*Requirement*. With all pictures omitted, return verbatim the lines from the beginning of the records below through the line containing "return (v - scale_min)".

════════════════

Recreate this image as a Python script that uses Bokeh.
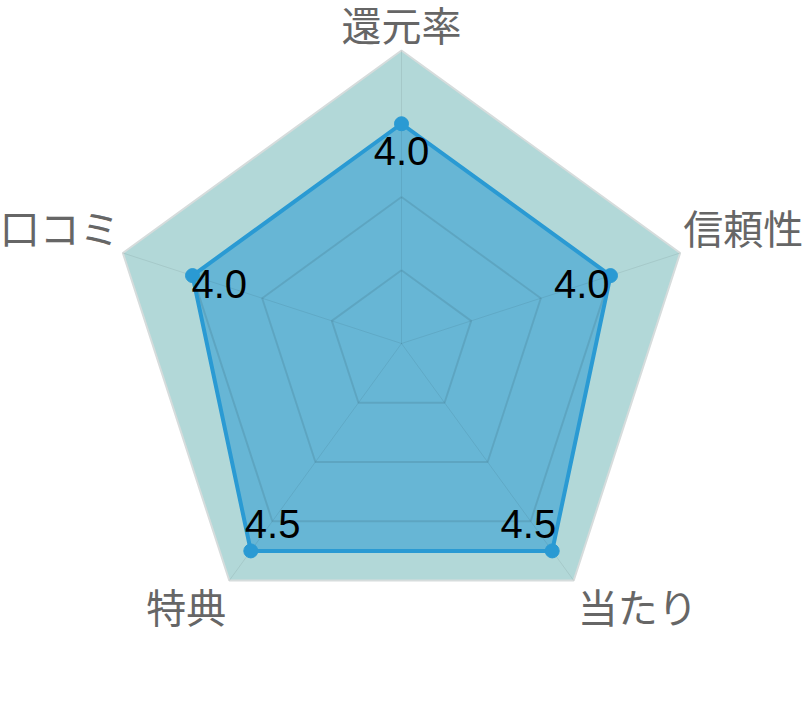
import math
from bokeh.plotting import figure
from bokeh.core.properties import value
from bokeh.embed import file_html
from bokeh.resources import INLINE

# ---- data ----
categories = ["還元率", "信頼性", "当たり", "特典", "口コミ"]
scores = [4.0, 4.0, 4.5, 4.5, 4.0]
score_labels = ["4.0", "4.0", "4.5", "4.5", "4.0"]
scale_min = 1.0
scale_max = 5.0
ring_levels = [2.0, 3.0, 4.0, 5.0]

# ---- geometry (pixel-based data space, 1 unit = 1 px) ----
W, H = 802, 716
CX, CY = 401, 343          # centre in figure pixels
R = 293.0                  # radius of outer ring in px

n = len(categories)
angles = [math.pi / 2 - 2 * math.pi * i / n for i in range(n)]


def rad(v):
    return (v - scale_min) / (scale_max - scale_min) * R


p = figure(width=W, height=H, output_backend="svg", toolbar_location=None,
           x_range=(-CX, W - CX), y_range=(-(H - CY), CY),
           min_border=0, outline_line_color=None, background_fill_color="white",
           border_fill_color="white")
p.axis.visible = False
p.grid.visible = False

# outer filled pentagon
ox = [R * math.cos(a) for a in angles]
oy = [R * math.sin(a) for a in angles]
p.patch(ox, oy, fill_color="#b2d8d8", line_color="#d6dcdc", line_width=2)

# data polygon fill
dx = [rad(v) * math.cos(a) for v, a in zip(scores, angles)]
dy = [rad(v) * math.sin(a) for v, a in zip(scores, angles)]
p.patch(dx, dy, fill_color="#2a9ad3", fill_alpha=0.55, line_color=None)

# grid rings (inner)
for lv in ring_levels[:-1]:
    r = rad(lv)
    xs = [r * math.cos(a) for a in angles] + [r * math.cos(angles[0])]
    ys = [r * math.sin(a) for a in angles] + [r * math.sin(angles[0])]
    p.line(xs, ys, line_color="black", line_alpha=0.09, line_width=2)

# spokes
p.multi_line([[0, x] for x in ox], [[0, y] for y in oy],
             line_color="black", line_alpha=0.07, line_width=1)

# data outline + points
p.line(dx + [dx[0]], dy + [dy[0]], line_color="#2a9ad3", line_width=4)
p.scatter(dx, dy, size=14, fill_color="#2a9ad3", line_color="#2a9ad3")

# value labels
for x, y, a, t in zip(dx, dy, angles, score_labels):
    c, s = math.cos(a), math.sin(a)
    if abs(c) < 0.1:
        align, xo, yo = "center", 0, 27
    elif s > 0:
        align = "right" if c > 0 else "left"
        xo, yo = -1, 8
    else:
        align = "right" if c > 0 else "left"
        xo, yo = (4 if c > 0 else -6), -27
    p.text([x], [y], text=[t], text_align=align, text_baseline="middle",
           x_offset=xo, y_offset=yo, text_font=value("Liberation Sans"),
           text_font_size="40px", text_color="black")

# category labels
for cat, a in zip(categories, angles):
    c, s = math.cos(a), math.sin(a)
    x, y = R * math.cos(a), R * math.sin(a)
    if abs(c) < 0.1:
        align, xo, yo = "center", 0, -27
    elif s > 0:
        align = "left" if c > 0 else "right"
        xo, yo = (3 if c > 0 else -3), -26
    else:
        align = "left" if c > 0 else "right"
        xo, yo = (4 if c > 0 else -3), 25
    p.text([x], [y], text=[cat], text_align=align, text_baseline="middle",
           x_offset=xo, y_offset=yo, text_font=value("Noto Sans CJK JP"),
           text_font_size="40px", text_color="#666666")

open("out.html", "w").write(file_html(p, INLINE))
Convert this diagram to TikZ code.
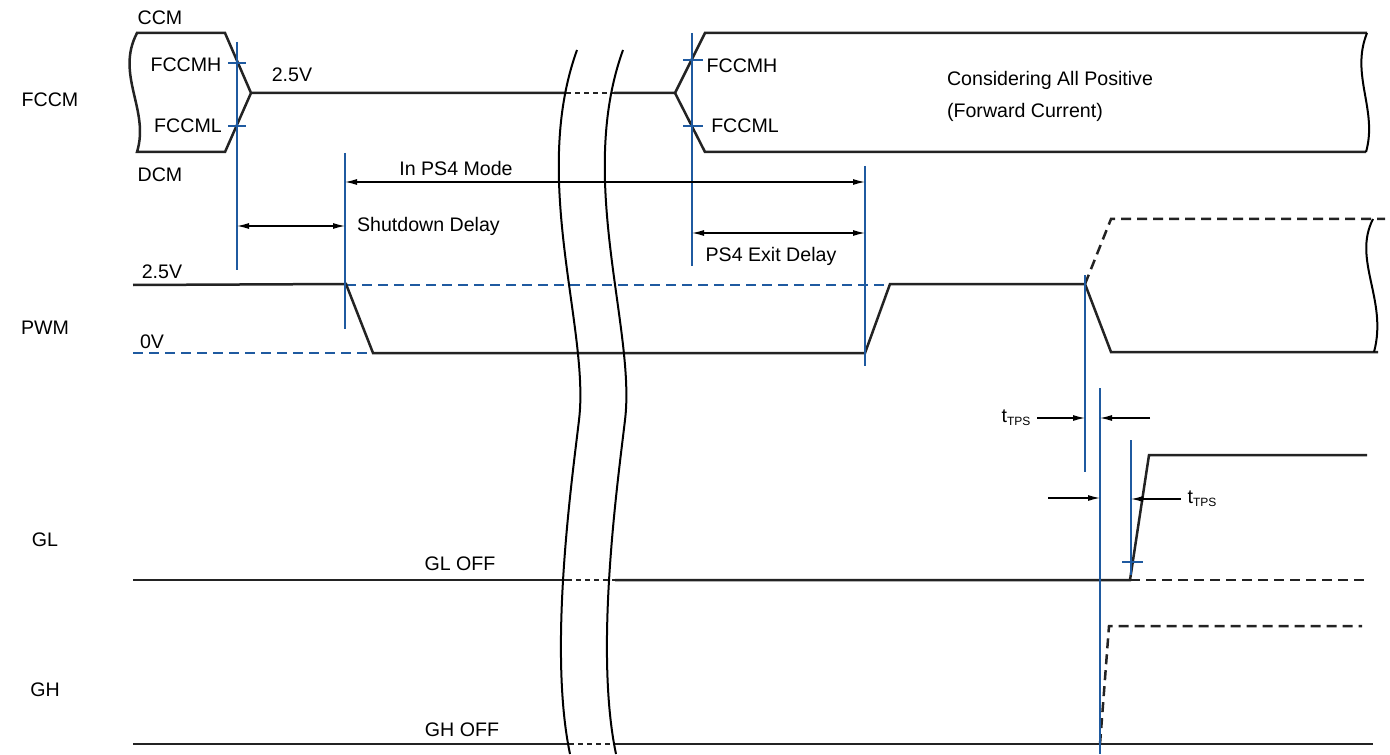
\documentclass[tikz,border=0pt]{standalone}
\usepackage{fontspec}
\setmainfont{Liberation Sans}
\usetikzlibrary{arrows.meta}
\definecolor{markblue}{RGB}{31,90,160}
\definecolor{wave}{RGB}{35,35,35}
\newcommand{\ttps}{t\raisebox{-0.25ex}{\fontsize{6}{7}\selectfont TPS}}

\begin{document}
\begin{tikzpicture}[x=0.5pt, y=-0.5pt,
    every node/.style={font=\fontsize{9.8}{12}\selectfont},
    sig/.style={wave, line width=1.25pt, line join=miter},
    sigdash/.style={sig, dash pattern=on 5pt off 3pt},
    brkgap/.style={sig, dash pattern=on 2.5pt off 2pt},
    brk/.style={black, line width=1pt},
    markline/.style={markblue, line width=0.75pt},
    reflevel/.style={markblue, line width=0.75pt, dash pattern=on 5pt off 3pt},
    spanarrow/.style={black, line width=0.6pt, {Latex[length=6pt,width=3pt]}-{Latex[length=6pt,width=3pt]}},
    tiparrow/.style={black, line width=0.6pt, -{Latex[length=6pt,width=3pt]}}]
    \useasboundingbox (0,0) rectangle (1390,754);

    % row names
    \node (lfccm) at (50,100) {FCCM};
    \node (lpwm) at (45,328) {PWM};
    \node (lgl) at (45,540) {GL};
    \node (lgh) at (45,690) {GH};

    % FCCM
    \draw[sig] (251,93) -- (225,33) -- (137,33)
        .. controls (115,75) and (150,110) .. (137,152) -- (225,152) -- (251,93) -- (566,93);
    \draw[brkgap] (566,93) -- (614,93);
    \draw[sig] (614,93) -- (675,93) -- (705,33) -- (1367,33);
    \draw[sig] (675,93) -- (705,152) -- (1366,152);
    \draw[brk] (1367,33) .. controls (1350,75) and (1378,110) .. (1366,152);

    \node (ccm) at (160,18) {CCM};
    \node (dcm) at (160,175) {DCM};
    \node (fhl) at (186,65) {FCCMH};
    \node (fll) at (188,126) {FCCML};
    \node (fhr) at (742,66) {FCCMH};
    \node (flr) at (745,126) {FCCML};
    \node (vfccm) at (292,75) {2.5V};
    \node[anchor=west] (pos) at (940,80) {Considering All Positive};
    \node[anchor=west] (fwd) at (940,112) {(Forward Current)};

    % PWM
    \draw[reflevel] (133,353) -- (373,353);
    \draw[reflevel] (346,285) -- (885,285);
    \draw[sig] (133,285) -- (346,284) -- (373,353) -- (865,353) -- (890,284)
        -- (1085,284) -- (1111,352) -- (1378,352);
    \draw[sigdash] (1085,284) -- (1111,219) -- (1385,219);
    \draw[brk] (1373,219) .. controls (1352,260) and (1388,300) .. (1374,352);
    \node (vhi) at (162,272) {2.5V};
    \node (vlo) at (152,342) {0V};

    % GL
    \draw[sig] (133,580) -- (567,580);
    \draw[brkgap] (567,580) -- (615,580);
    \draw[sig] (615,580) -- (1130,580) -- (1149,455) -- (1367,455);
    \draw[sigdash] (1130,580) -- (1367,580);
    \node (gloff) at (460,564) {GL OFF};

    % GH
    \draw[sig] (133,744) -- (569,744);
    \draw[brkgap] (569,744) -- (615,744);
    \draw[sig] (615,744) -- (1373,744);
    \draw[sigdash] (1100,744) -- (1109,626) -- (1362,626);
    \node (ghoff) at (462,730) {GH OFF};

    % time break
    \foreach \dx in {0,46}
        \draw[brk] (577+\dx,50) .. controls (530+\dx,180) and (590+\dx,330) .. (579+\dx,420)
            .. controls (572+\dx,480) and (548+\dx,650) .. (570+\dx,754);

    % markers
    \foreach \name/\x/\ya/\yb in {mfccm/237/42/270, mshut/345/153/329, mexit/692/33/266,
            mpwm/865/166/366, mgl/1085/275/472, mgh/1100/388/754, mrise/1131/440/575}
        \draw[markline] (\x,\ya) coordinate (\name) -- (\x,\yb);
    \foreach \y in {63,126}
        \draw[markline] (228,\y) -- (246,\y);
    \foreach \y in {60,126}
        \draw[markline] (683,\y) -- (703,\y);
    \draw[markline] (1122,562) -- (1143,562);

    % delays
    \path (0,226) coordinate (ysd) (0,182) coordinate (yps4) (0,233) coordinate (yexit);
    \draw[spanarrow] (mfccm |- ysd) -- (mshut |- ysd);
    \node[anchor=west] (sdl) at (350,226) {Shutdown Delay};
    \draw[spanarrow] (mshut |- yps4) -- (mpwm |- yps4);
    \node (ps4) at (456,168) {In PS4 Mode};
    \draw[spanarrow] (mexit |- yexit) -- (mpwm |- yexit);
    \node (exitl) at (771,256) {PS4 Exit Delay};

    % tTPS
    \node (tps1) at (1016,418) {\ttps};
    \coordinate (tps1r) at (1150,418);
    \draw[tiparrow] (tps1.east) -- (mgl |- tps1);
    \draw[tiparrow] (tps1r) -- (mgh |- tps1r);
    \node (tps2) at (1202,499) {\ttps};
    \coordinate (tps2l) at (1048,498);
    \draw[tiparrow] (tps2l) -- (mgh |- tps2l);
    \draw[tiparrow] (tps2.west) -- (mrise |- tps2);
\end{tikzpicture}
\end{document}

════════════════

*Completed exercise*.
Recreate this image as a Python script that uses Bokeh.
import math
from bokeh.plotting import figure
from bokeh.core.properties import value
from bokeh.embed import file_html
from bokeh.resources import INLINE

# ---- data ----
categories = ["還元率", "信頼性", "当たり", "特典", "口コミ"]
scores = [4.0, 4.0, 4.5, 4.5, 4.0]
score_labels = ["4.0", "4.0", "4.5", "4.5", "4.0"]
scale_min = 1.0
scale_max = 5.0
ring_levels = [2.0, 3.0, 4.0, 5.0]

# ---- geometry (pixel-based data space, 1 unit = 1 px) ----
W, H = 802, 716
CX, CY = 401, 343          # centre in figure pixels
R = 293.0                  # radius of outer ring in px

n = len(categories)
angles = [math.pi / 2 - 2 * math.pi * i / n for i in range(n)]


def rad(v):
    return (v - scale_min) / (scale_max - scale_min) * R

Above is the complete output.